FAQ: Connected TV video ad design

What’s the best length for CTV ads?
For most performance + awareness blends, start with 15s and 30s. Many platforms also support 6s bumpers and 45s/60s for more complex narratives. Build a small set of variations, then rotate based on frequency and audience segment.
How do I make sure text and logos don’t get cut off on TVs?
Use title-safe and action-safe placement. Keep important text, logos, and legal comfortably inside title-safe. Even with modern displays, UI overlays and device differences can clip edges, so safe-area discipline protects readability.
Should CTV ads include QR codes?
QR codes can work well if they’re large, high-contrast, and displayed long enough to scan—supported by a simple spoken CTA. If your campaign leans on QR, test on multiple TV sizes and confirm the code stays inside safe areas and isn’t obstructed by player UI.
Can I reuse social video creative for CTV?
Sometimes—but expect revisions. Social creative is optimized for close-range viewing and fast thumb-scroll behavior. CTV needs larger typography, fewer words, stronger contrast, and a CTA that doesn’t rely on a tap.
How do I connect CTV ad views to downstream results?
Pair CTV with retargeting (site and/or search) and consistent messaging across display, social, and video. Use clean landing pages, trackable URLs where appropriate, and reporting that consolidates cross-channel performance. ConsulTV’s unified programmatic approach is designed for this kind of measurable sequencing.

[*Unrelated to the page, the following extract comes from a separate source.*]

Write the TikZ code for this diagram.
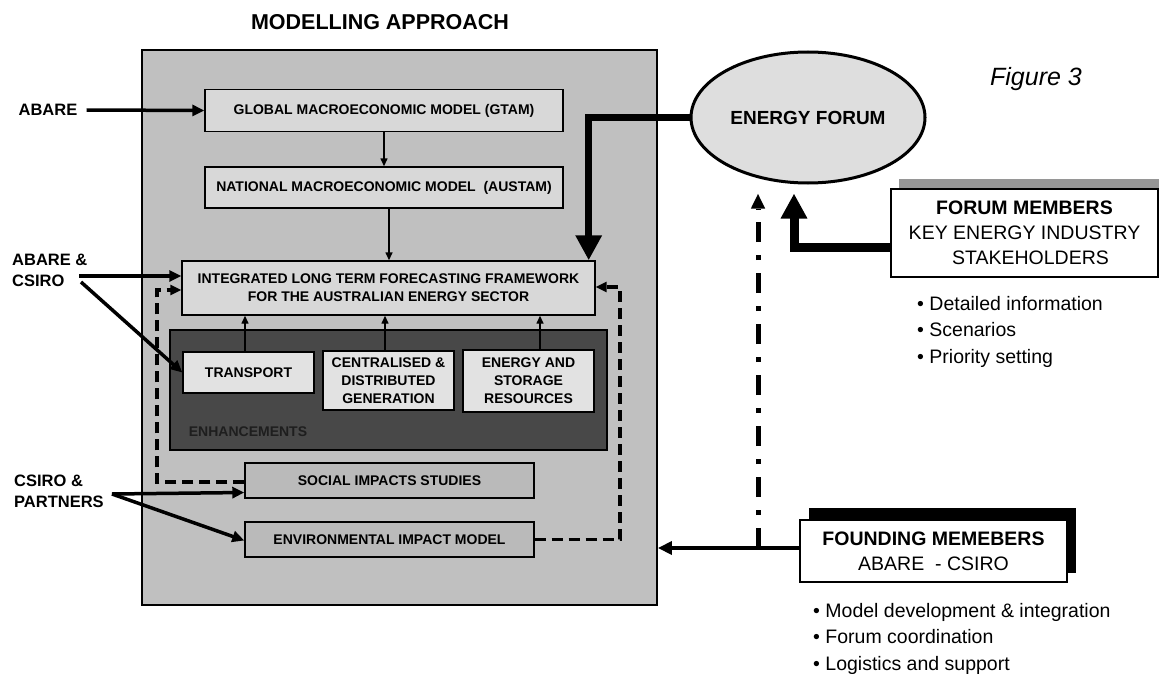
\documentclass[tikz,border=0pt]{standalone}
\usepackage{fontspec}
\setmainfont{Liberation Sans}
\usetikzlibrary{arrows.meta,shapes.geometric,calc}
\definecolor{panelgray}{RGB}{192,192,192}
\definecolor{boxgray}{RGB}{216,216,216}
\definecolor{enhgray}{RGB}{72,72,72}
\definecolor{enhtext}{RGB}{30,30,30}
\definecolor{innergray}{RGB}{226,226,226}
\definecolor{socgray}{RGB}{186,186,186}
\definecolor{ellgray}{RGB}{222,222,222}
\definecolor{shadgray}{RGB}{150,150,150}
\begin{document}
\begin{tikzpicture}[x=1pt,y=-1pt,
  boxfont/.style={font=\bfseries\fontsize{14}{18}\selectfont},
  mbox/.style={draw=black,line width=1.4pt,inner sep=0pt,align=center,boxfont},
  lbl/.style={font=\bfseries\fontsize{16.5}{21}\selectfont,inner sep=0pt,align=left},
  thinarrow/.style={line width=1.4pt,-{Triangle[length=8pt,width=7pt]}},
  larrow/.style={line width=3.5pt,-{Triangle[length=12pt,width=11pt]}},
  dashline/.style={line width=3.2pt,dash pattern=on 11pt off 6pt},
  dashdotline/.style={line width=5pt,dash pattern=on 20pt off 13pt on 5pt off 13pt},
  bigarrow/.style={line width=7.5pt,-{Triangle[length=25pt,width=25pt]}},
  rtext/.style={font=\fontsize{19.5}{25}\selectfont,inner sep=0pt},
  bullets/.style={font=\fontsize{19.5}{26.5}\selectfont,inner sep=0pt,align=left,anchor=west}]
\useasboundingbox (0,0) rectangle (1159,674);
\fill[white] (0,0) rectangle (1159,674);

% title
\node[font=\bfseries\fontsize{21.5}{24}\selectfont,inner sep=0pt] (title) at (380,22) {MODELLING APPROACH};

% main panel
\node[draw=black,line width=1.8pt,fill=panelgray,minimum width=515pt,minimum height=555pt,inner sep=0pt] (panel) at (399.5,327.5) {};

% model boxes
\node[mbox,fill=boxgray,minimum width=358pt,minimum height=42pt] (gtam) at (384,110.5) {GLOBAL MACROECONOMIC MODEL (GTAM)};
\node[mbox,fill=boxgray,minimum width=358pt,minimum height=41pt] (austam) at (384,187.5) {NATIONAL MACROECONOMIC MODEL\ \ (AUSTAM)};
\node[mbox,fill=boxgray,minimum width=413pt,minimum height=54pt] (integ) at (388.5,288) {INTEGRATED LONG TERM FORECASTING FRAMEWORK\\FOR THE AUSTRALIAN ENERGY SECTOR};

% enhancements
\node[draw=black,line width=1.2pt,fill=enhgray,minimum width=437pt,minimum height=120pt,inner sep=0pt] (enh) at (388.5,390) {};
\node[boxfont,text=enhtext,inner sep=0pt] (enhlbl) at (248,432) {ENHANCEMENTS};
\node[mbox,fill=innergray,minimum width=131pt,minimum height=41pt] (transport) at (248.5,372.5) {TRANSPORT};
\node[mbox,fill=innergray,minimum width=131pt,minimum height=59pt] (central) at (388.5,380.5) {CENTRALISED \&\\DISTRIBUTED\\GENERATION};
\node[mbox,fill=innergray,minimum width=131pt,minimum height=62pt] (energy) at (528.5,381) {ENERGY AND\\STORAGE\\RESOURCES};

% impact boxes
\node[mbox,fill=socgray,minimum width=289pt,minimum height=35pt] (social) at (389.5,480.5) {SOCIAL IMPACTS STUDIES};
\node[mbox,fill=socgray,minimum width=289pt,minimum height=35pt] (env) at (389.5,539.5) {ENVIRONMENTAL IMPACT MODEL};

% internal arrows
\draw[thinarrow] (gtam.south) -- (austam.north);
\draw[thinarrow] ([xshift=5pt]austam.south) -- ([xshift=5pt]austam.south |- integ.north);
\draw[thinarrow] ([xshift=-3.5pt]transport.north) -- ([xshift=-3.5pt]transport.north |- integ.south);
\draw[thinarrow] ([xshift=-3.5pt]central.north) -- ([xshift=-3.5pt]central.north |- integ.south);
\draw[thinarrow] ([xshift=11.5pt]energy.north) -- ([xshift=11.5pt]energy.north |- integ.south);

% dashed feedback lines
\coordinate (dl) at (157,290);
\coordinate (dr) at (620,287);
\draw[dashline,-{Triangle[length=11pt,width=10pt]}] ([yshift=-1.5pt]social.west) -| (dl) -- (dl -| integ.west);
\draw[dashline,-{Triangle[length=11pt,width=10pt]}] (env.east) -| (dr) -- (dr -| integ.east);

% left labels
\node[lbl] (abare) at (48,110) {ABARE};
\node[lbl,anchor=west] (abcs) at (12,270) {ABARE \&\\CSIRO};
\node[lbl,anchor=west] (cspa) at (14,491) {CSIRO \&\\PARTNERS};
\draw[larrow] ([xshift=9pt]abare.east) -- (gtam.west);
\coordinate (acA) at (79,276);
\coordinate (acB) at (81,282);
\draw[larrow] (acA) -- (acA -| integ.west);
\draw[larrow] (acB) -- (transport.west);
\coordinate (cpA) at (112,494);
\draw[larrow] (cpA) -- ([yshift=-12pt]social.west);
\draw[larrow] (cpA) -- ([yshift=-1pt]env.west);

% energy forum
\node[draw=black,line width=3pt,fill=ellgray,ellipse,minimum width=234pt,minimum height=131pt,inner sep=0pt,font=\bfseries\fontsize{19}{22}\selectfont] (forum) at (808,117.5) {ENERGY FORUM};
\draw[bigarrow] (forum.west) -| ([xshift=-7pt]integ.north east);

\node[font=\itshape\fontsize{25}{28}\selectfont,inner sep=0pt] (fig) at (1036,79) {Figure 3};

% forum members
\node[fill=shadgray,minimum width=267pt,minimum height=88pt,inner sep=0pt] (fmshadow) at (1032.5,223) {};
\node[draw=black,line width=1.4pt,fill=white,minimum width=267pt,minimum height=88pt,inner sep=0pt,align=center,rtext] (fmbox) at (1024.5,233) {\textbf{FORUM MEMBERS}\\KEY ENERGY INDUSTRY\\\hspace*{12pt}STAKEHOLDERS};
\draw[bigarrow,line width=9pt,shorten >=9pt] ([yshift=-14pt]fmbox.west) -| ([xshift=-14pt]forum.south);
\node[bullets] (fmbul) at (917,331.5) {• Detailed information\\• Scenarios\\• Priority setting};

% founding members
\node[fill=black,minimum width=267pt,minimum height=65pt,inner sep=0pt] (fdshadow) at (942.5,540.5) {};
\node[draw=black,line width=1.8pt,fill=white,minimum width=267pt,minimum height=62pt,inner sep=0pt,align=center,rtext] (fdbox) at (933.5,551) {\textbf{FOUNDING MEMEBERS}\\ABARE\ \ - CSIRO};
\draw[line width=3.5pt,-{Triangle[length=14pt,width=13pt]}] ([yshift=3pt]fdbox.west) -- ([yshift=3pt]fdbox.west -| panel.east);
\coordinate (dd) at (758,548);
\draw[dashdotline] (dd) -- ([yshift=-24pt]dd |- forum.south);
\draw[line width=5pt,-{Triangle[length=15pt,width=13pt]}] ([yshift=-22pt]dd |- forum.south) -- ([yshift=-9pt]dd |- forum.south);
\node[bullets] (fdbul) at (813,638.5) {• Model development \& integration\\• Forum coordination\\• Logistics and support};
\end{tikzpicture}
\end{document}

Glossary (CTV creative terms)

CTV (Connected TV): Ads delivered on internet-connected televisions and streaming devices/apps.
OTT (Over-the-Top): Streaming content delivered over the internet rather than traditional cable/satellite.
Title-safe / Action-safe: Recommended zones for placing text/critical visuals so they remain visible across displays and player overlays.
VAST: An industry standard (Video Ad Serving Template) that helps ad systems deliver and measure video ads consistently across platforms.
Ad pod: A sequence of ads shown back-to-back during a streaming content break.